Pour toutes ces raisons, Super 8 fait l'effet bon bol d’air frais, alors même qu’on aurait pu craindre qu’il sente la naphtaline. Rien de révolutionnaire, certes, mais rien de honteux non plus, bien au contraire, Super 8 est un film à voir en vacances pour passer un bon moment sans se prendre la tête ni avoir la désagréable sensation d’être pris pour un demeuré.
Le côté rafraîchissant de Super 8, cette manière de faire du neuf avec du vieux, on ne les doit pas à des prouesses technologiques, mais à une vraie bonne idée : celle du film des enfants. Pas besoin d'une débauche d'effets spéciaux dernier cri pour donner l'illusion d'une nouvelle jeunesse à ce genre, le simple fait de voir ces gamins se consacrer avec tant de simplicité et d'enthousiasme à leur film de zombie imprègne le spectateur qui a ainsi l'impression d'assister à un film fait avec la même énergie. Même sans grande originalité (à l'image du film des enfants, qui accumule les clichés comme le font souvent les enfants...), Super 8 n'est pas un film poussiéreux, plutôt un bain de jouvence.
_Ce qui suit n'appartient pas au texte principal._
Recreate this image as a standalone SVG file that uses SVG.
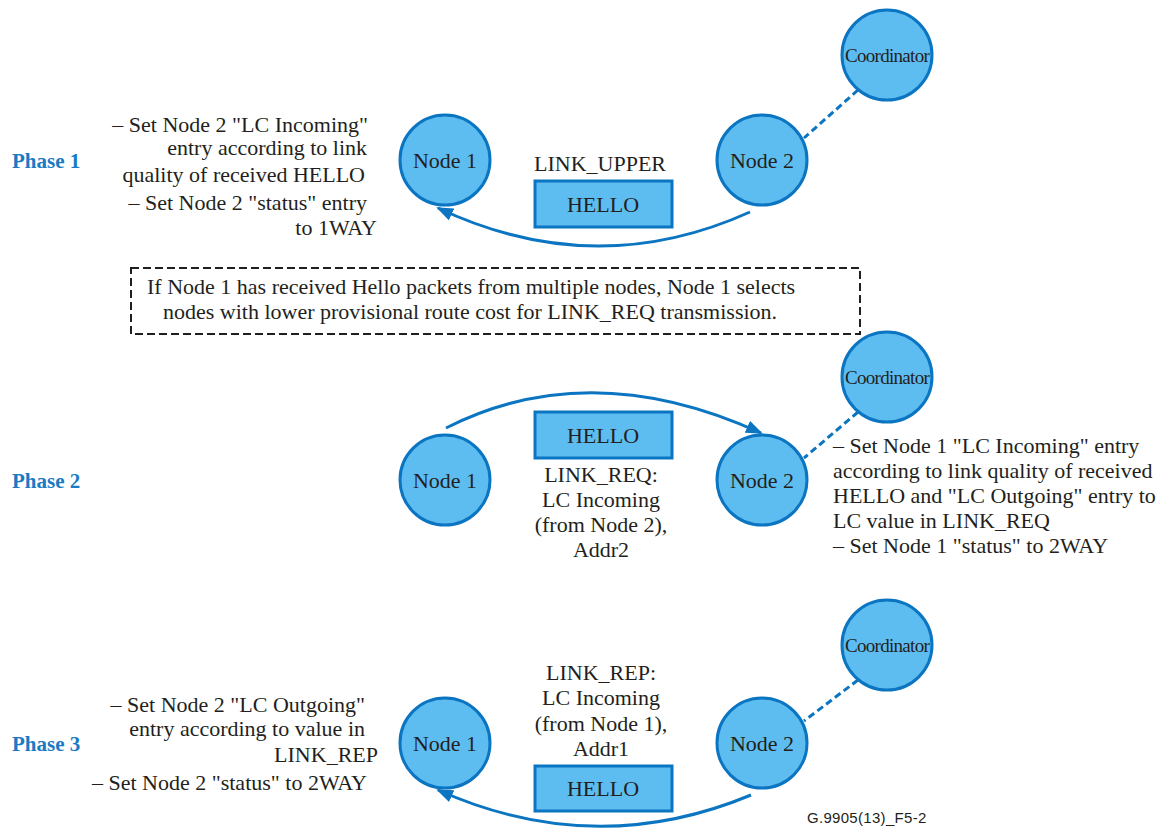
<svg xmlns="http://www.w3.org/2000/svg" width="1162" height="829" viewBox="0 0 1162 829">
<style>
.bg{fill:#ffffff}
.node{fill:#5DBDF1;stroke:#0B75C1;stroke-width:3}
.box{fill:#5DBDF1;stroke:#0B75C1;stroke-width:3}
.t{font-family:"Liberation Serif","Times New Roman",serif;font-size:22px;fill:#231F20}
.c{text-anchor:middle}
.e{text-anchor:end}
.coord{font-family:"Liberation Serif","Times New Roman",serif;font-size:19px;fill:#231F20;text-anchor:middle;letter-spacing:-0.7px}
.phase{font-family:"Liberation Serif","Times New Roman",serif;font-size:21px;font-weight:bold;fill:#1A7AC4}
.arrow{fill:none;stroke:#0B75C1;stroke-width:3}
.dash{fill:none;stroke:#0B75C1;stroke-width:3;stroke-dasharray:7 4}
.note{fill:none;stroke:#231F20;stroke-width:2;stroke-dasharray:8 4}
.fig{font-family:"Liberation Sans",Arial,sans-serif;font-size:15px;fill:#231F20;letter-spacing:0.3px}
</style>
<defs>
<marker id="ah" markerUnits="userSpaceOnUse" markerWidth="17" markerHeight="13" refX="15" refY="6.5" orient="auto">
<path d="M0,0 L17,6.5 L0,13 z" fill="#0B75C1"/>
</marker>
</defs>
<rect class="bg" x="0" y="0" width="1162" height="829"/>

<g id="phase-labels">
<text class="phase" x="12" y="168">Phase 1</text>
<text class="phase" x="12" y="488">Phase 2</text>
<text class="phase" x="12" y="751">Phase 3</text>
</g>

<g id="connectors">
<path class="arrow" d="M750,212 Q595,282 438,208" marker-end="url(#ah)"/>
<line class="dash" x1="858" y1="90" x2="804" y2="138"/>
<path class="arrow" d="M446,428 Q590,355 761,433" marker-end="url(#ah)"/>
<line class="dash" x1="858" y1="412" x2="804" y2="458"/>
<path class="arrow" d="M751,795 Q595,860 438,790" marker-end="url(#ah)"/>
<line class="dash" x1="858" y1="680" x2="804" y2="721"/>
</g>

<g id="p1-node1"><circle class="node" cx="445" cy="160" r="45"/><text class="t c" x="445" y="168">Node 1</text></g>
<g id="p1-node2"><circle class="node" cx="762" cy="160" r="45"/><text class="t c" x="762" y="168">Node 2</text></g>
<g id="p1-coord"><circle class="node" cx="887" cy="55" r="45"/><text class="coord" x="887" y="62">Coordinator</text></g>
<g id="p1-msg">
<text class="t c" x="600" y="171">LINK_UPPER</text>
<rect class="box" x="535" y="181" width="137" height="46"/>
<text class="t c" x="603" y="212">HELLO</text>
</g>
<g id="p1-text">
<text class="t e" x="368" y="132">– Set Node 2 "LC Incoming"</text>
<text class="t e" x="367" y="155">entry according to link</text>
<text class="t e" x="365" y="182">quality of received HELLO</text>
<text class="t e" x="367" y="210">– Set Node 2 "status" entry</text>
<text class="t e" x="377" y="235">to 1WAY</text>
</g>

<g id="note">
<rect class="note" x="131" y="268" width="729" height="66"/>
<text class="t" x="147" y="294">If Node 1 has received Hello packets from multiple nodes, Node 1 selects</text>
<text class="t" x="163" y="319">nodes with lower provisional route cost for LINK_REQ transmission.</text>
</g>

<g id="p2-node1"><circle class="node" cx="445" cy="480" r="45"/><text class="t c" x="445" y="488">Node 1</text></g>
<g id="p2-node2"><circle class="node" cx="762" cy="480" r="45"/><text class="t c" x="762" y="488">Node 2</text></g>
<g id="p2-coord"><circle class="node" cx="887" cy="377" r="45"/><text class="coord" x="887" y="384">Coordinator</text></g>
<g id="p2-msg">
<rect class="box" x="535" y="412" width="137" height="46"/>
<text class="t c" x="603" y="443">HELLO</text>
<text class="t c" x="601" y="482">LINK_REQ:</text>
<text class="t c" x="601" y="507">LC Incoming</text>
<text class="t c" x="601" y="532">(from Node 2),</text>
<text class="t c" x="601" y="557">Addr2</text>
</g>
<g id="p2-text">
<text class="t" x="833" y="453">– Set Node 1 "LC Incoming" entry</text>
<text class="t" x="833" y="478">according to link quality of received</text>
<text class="t" x="833" y="503">HELLO and "LC Outgoing" entry to</text>
<text class="t" x="833" y="528">LC value in LINK_REQ</text>
<text class="t" x="833" y="553">– Set Node 1 "status" to 2WAY</text>
</g>

<g id="p3-node1"><circle class="node" cx="445" cy="743" r="45"/><text class="t c" x="445" y="751">Node 1</text></g>
<g id="p3-node2"><circle class="node" cx="762" cy="743" r="45"/><text class="t c" x="762" y="751">Node 2</text></g>
<g id="p3-coord"><circle class="node" cx="887" cy="645" r="45"/><text class="coord" x="887" y="652">Coordinator</text></g>
<g id="p3-msg">
<text class="t c" x="601" y="680">LINK_REP:</text>
<text class="t c" x="601" y="705">LC Incoming</text>
<text class="t c" x="601" y="731">(from Node 1),</text>
<text class="t c" x="601" y="756">Addr1</text>
<rect class="box" x="535" y="766" width="137" height="45"/>
<text class="t c" x="603" y="796">HELLO</text>
</g>
<g id="p3-text">
<text class="t e" x="365" y="712">– Set Node 2 "LC Outgoing"</text>
<text class="t e" x="365" y="736">entry according to value in</text>
<text class="t e" x="378" y="762">LINK_REP</text>
<text class="t e" x="367" y="790">– Set Node 2 "status" to 2WAY</text>
</g>

<text class="fig" x="807" y="823">G.9905(13)_F5-2</text>
</svg>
Le paradoxe, qui en dit long sur la baisse de niveau du cinéma grand public depuis la fin des années 70, c’est que les grosses productions de Spielberg des années 80, malgré d'indéniables qualités, contribuaient plutôt à tirer le cinéma vers le bas, n’en déplaisent aux trentenaires nostalgiques de E.T. et compagnie. Et pourtant, avec ce film aux airs de « revival », Abrams remonte très nettement le niveau des films grand public actuels. Il faut dire aussi, quitte à me faire encore plus haïr des trentenaires nostalgiques de E.T., que Super 8, à mon sens, est mieux foutu que la plupart des Spielberg des 80’s. Là où Spielberg tombait un peu trop souvent dans le mielleux, Abrams parvient à garder un meilleur équilibre, entre l’action et l’émotion, l’intime et le spectaculaire, la tension et la légèreté, l’effroi et l’humour. Le film d’Abrams n’est pas un « film pour enfant » comme on pouvait parfois le reprocher à Spielberg, juste un film « avec des enfants ».
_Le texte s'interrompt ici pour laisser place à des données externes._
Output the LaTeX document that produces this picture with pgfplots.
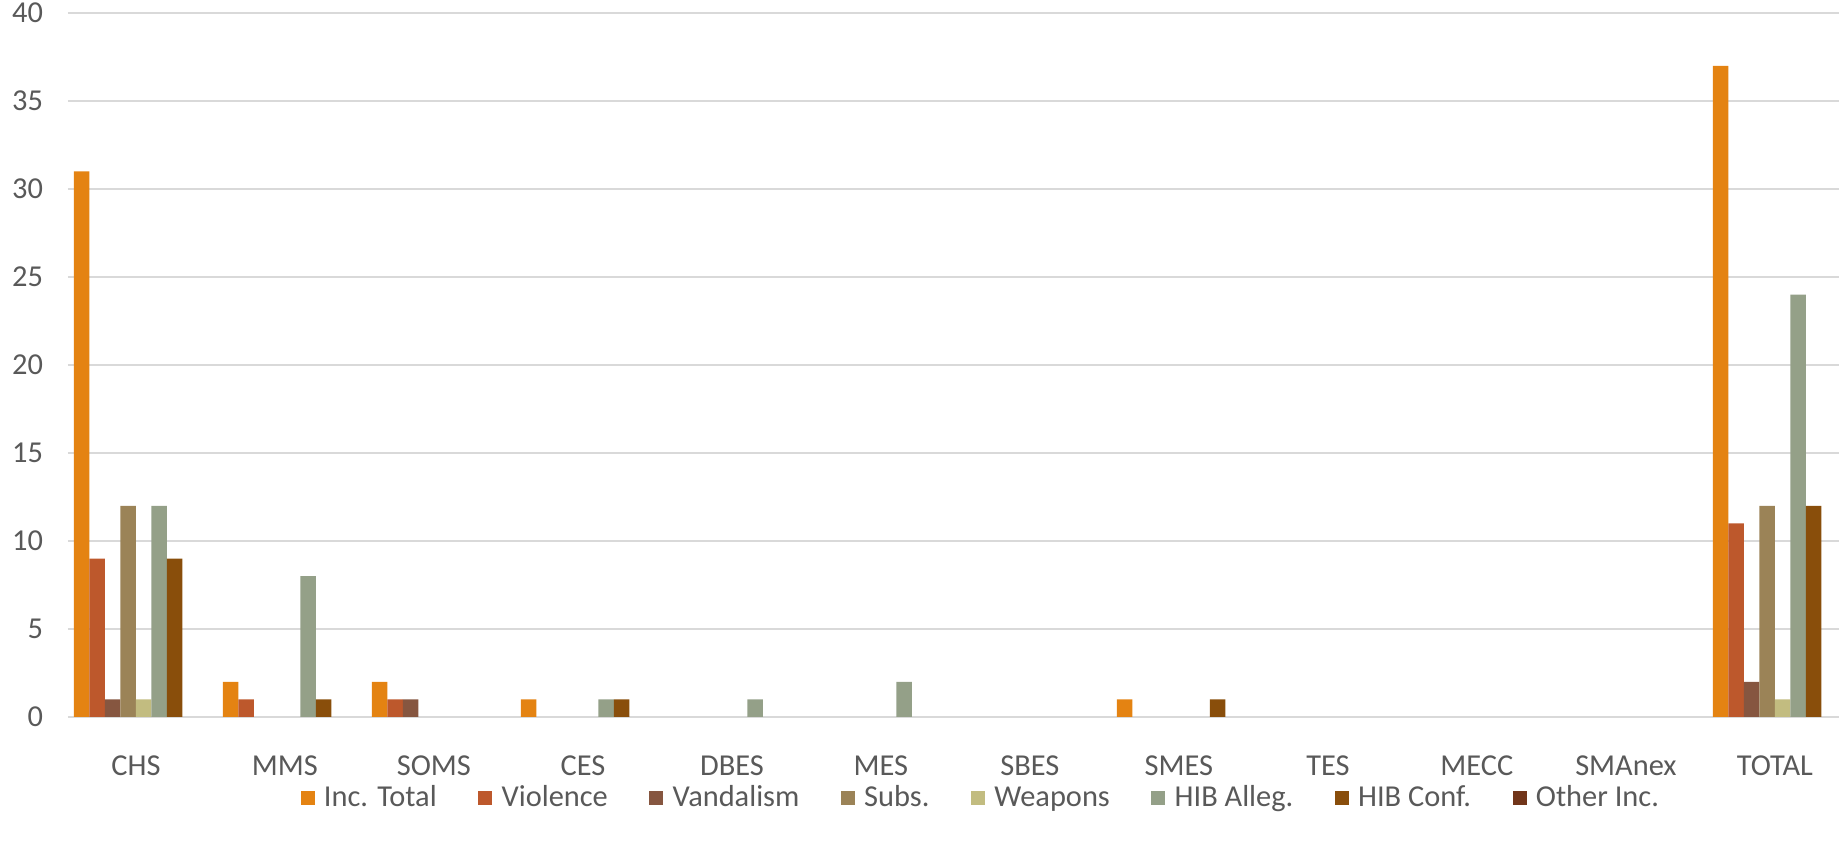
\documentclass[border=0pt]{standalone}
\usepackage{pgfplots}
\pgfplotsset{compat=1.18}
\usepackage{pgfplotstable}
\usepackage{fontspec}
\setmainfont{Carlito}
\usetikzlibrary{calc}

\definecolor{cInc}{HTML}{E48312}
\definecolor{cVio}{HTML}{BD582C}
\definecolor{cVan}{HTML}{865640}
\definecolor{cSub}{HTML}{9B8357}
\definecolor{cWea}{HTML}{C2BC80}
\definecolor{cHIBa}{HTML}{94A088}
\definecolor{cHIBc}{HTML}{894E0B}
\definecolor{cOth}{HTML}{71351A}
\definecolor{gridc}{HTML}{D9D9D9}
\definecolor{txt}{HTML}{595959}

% x: CHS MMS SOMS CES DBES MES SBES SMES TES MECC SMAnex TOTAL
\pgfplotstableread{
x inc vio van sub wea hiba hibc oth
0 31 9 1 12 1 12 9 0
1 2 1 0 0 0 8 1 0
2 2 1 1 0 0 0 0 0
3 1 0 0 0 0 1 1 0
4 0 0 0 0 0 1 0 0
5 0 0 0 0 0 2 0 0
6 0 0 0 0 0 0 0 0
7 1 0 0 0 0 0 1 0
8 0 0 0 0 0 0 0 0
9 0 0 0 0 0 0 0 0
10 0 0 0 0 0 0 0 0
11 37 11 2 12 1 24 12 0
}\incidents

\begin{document}
\begin{tikzpicture}
\begin{axis}[
  scale only axis,
  width=442.75pt, height=176pt,
  ybar=0pt, bar width=0.104,
  xmin=-0.456, xmax=11.43,
  ymin=0, ymax=40,
  ytick distance=5,
  xtick={0,...,11},
  xticklabels={CHS,MMS,SOMS,CES,DBES,MES,SBES,SMES,TES,MECC,SMAnex,TOTAL},
  axis line style={draw=none},
  major tick length=0pt,
  ymajorgrids=true,
  grid style={gridc, line width=0.45pt},
  tick label style={font=\fontsize{7.6}{9}\selectfont, text=txt},
  /pgf/number format/assume math mode=true,
  xticklabel style={yshift=-6.2pt},
  yticklabel style={xshift=-2.7pt},
  legend columns=8,
  legend style={at={(0.516,-0.117)}, anchor=center, draw=none, fill=none,
    font=\fontsize{7.6}{9}\selectfont, text=txt,
    nodes={inner sep=1pt},
    /tikz/every odd column/.append style={column sep=1.3pt},
    /tikz/every even column/.append style={column sep=9.4pt}},
  legend image code/.code={\fill[#1] (0pt,-1.3pt) rectangle (3.5pt,2.2pt);},
  every axis plot/.append style={draw=none},
  unbounded coords=discard,
  y filter/.expression={y==0 ? nan : y},
]
\addplot[fill=cInc] table[x=x,y=inc] {\incidents};
\addlegendentry{Inc. Total}
\addplot[fill=cVio] table[x=x,y=vio] {\incidents};
\addlegendentry{Violence}
\addplot[fill=cVan] table[x=x,y=van] {\incidents};
\addlegendentry{Vandalism}
\addplot[fill=cSub] table[x=x,y=sub] {\incidents};
\addlegendentry{Subs.}
\addplot[fill=cWea] table[x=x,y=wea] {\incidents};
\addlegendentry{Weapons}
\addplot[fill=cHIBa] table[x=x,y=hiba] {\incidents};
\addlegendentry{HIB Alleg.}
\addplot[fill=cHIBc] table[x=x,y=hibc] {\incidents};
\addlegendentry{HIB Conf.}
\addplot[fill=cOth] table[x=x,y=oth] {\incidents};
\addlegendimage{fill=cOth, draw=none}
\addlegendentry{Other Inc.}
\coordinate (sw) at (rel axis cs:0,0);
\coordinate (ne) at (rel axis cs:1,1);
\end{axis}
\pgfresetboundingbox
\path ($(sw)+(-17pt,-32.25pt)$) rectangle ($(ne)+(1pt,3.25pt)$);
\end{tikzpicture}
\end{document}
Les critiques font systématiquement référence au cinéma de Spielberg, ce qui est indiscutable dans le final de Super 8 (les dernières minutes sont les plus référencées et les moins intéressantes… par contre, il ne faut pas louper le générique de fin, certains sont sortis un peu trop vite de la salle, tant pis pour eux)… mais les 2/3 du film me semblent au fond plus proches de Stephen King. Une petite ville américaine, des personnages assez simples, touchants, pas forcément lisses mais qui ont en général un bon fond, des gamins crédibles, et, bien sûr, un phénomène étrange particulièrement flippant.
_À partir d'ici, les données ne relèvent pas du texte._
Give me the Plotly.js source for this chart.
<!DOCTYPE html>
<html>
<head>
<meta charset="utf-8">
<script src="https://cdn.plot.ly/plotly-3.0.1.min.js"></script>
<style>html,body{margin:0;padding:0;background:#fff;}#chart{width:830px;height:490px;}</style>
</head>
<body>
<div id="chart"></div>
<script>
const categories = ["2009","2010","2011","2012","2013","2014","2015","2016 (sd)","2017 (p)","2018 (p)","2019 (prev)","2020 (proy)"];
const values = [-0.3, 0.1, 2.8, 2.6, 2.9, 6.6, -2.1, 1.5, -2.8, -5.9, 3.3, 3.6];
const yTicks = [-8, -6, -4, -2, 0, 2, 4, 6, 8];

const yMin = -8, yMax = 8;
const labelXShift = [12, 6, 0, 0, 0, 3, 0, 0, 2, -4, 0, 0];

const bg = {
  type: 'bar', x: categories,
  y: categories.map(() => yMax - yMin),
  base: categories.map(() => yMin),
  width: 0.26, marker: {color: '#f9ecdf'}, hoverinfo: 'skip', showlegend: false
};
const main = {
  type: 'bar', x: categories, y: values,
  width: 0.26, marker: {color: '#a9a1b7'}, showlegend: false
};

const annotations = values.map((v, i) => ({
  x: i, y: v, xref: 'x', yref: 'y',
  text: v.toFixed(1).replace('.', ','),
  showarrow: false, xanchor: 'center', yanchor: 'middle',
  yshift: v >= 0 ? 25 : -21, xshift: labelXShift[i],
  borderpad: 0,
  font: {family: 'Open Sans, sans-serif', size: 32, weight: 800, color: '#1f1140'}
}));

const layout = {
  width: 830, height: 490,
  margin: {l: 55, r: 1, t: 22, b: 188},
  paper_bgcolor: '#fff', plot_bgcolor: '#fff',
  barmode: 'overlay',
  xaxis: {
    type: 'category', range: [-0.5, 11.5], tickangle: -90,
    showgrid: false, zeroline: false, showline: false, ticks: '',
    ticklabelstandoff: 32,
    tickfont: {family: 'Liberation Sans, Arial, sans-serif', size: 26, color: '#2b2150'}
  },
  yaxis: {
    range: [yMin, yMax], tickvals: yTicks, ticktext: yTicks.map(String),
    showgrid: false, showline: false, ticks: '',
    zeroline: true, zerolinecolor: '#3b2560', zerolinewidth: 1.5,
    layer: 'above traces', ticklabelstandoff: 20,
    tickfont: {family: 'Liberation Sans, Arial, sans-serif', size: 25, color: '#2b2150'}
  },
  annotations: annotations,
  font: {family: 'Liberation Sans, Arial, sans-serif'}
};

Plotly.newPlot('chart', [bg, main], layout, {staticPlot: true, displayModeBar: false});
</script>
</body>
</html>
Enfin, le meilleur pour la fin : le film dans le film. La mise en abyme biographique est assez évidente (on imagine Abrams se revoir, enfant, faire des films comme il peut… une création « originale » mais sans grande originalité non plus , comme tous les gamins, il s’inspire à la limite du copiage de films qui l’ont marqué, sans star, le tout avec beaucoup de détermination et de sincérité…) mais il y en a une autre, plus intéressante, sur l’évolution du cinéma grand public :
Le cinéma des 80’s auquel Abrams rend hommage est un cinéma de « grands enfants », un cinéma populaire qui avait certes des prétentions commerciales, mais surtout une volonté de raconter des histoires faites « pour le cinéma », avec des héros et situations sortis le plus souvent de l’imagination de l’auteur… Ces grands enfants rêvant de faire du cinéma ont été remplacés par des financiers se disputant des franchises. Un phénomène qui a d’ailleurs commencé à se développer dans les années 80, mais on était loin de ce qui se fait actuellement. Les enfants de Super 8 qui veulent faire des films « comme les grands », et y arrivent plus ou moins maladroitement, voilà une bonne métaphore de ce qu’a pu être le cinéma à grand spectacle des années 80. Une naïveté assez enfantine, mais une envie de partager son univers et ses histoires. Maintenant, c’est l’inverse, des adultes qui, avec très peu d’imagination mais beaucoup de pognon et de cynisme, courent après les franchises les plus rentables pour faire des films puérils, des films d’enfants trop gâtés, des films d’enfants tellement gâtés qu’avec un chapeau et un bout de ficelle, ils ne pourront plus inventer un Indiana Jones, mais, les yeux rivés devant des jeux vidéos ultra-chiadés où rien n’est laissé à l’imagination, ne savent plus que reproduire et adapter.
Loin de moi l’idée qu’un film doit forcément être une création originale, beaucoup des chefs-d’œuvre de l’histoire du cinéma sont tirés de romans, et beaucoup des pires navets sont des créations originales. Le problème n’est pas d’adapter et copier, il est que le cinéma populaire ne se repose quasiment plus que sur ça.
Pour transposer cela dans l’univers musical, faire des reprises n’est pas un problème en soi. Mieux vaut évidemment une bonne reprise qu’une mauvaise compo, ça tombe sous le sens. Mais si tout le monde ou presque ne composait plus rien et se contentait de faire des reprises, il y aurait vraiment de quoi s’inquiéter, non ? Si on en arrivait là, Super 8 serait l’équivalent d’un bon album pop de compos originales dans un monde de reprises, un album très plaisant qui, certes, ne révolutionne pas le genre, mais tout en s’inspirant de tubes pas trop ringards des 80’s (si si, il y en a quelques-uns), arriverait à proposer des chansons tout à fait honorables et écoutables… et c’est déjà pas mal du tout.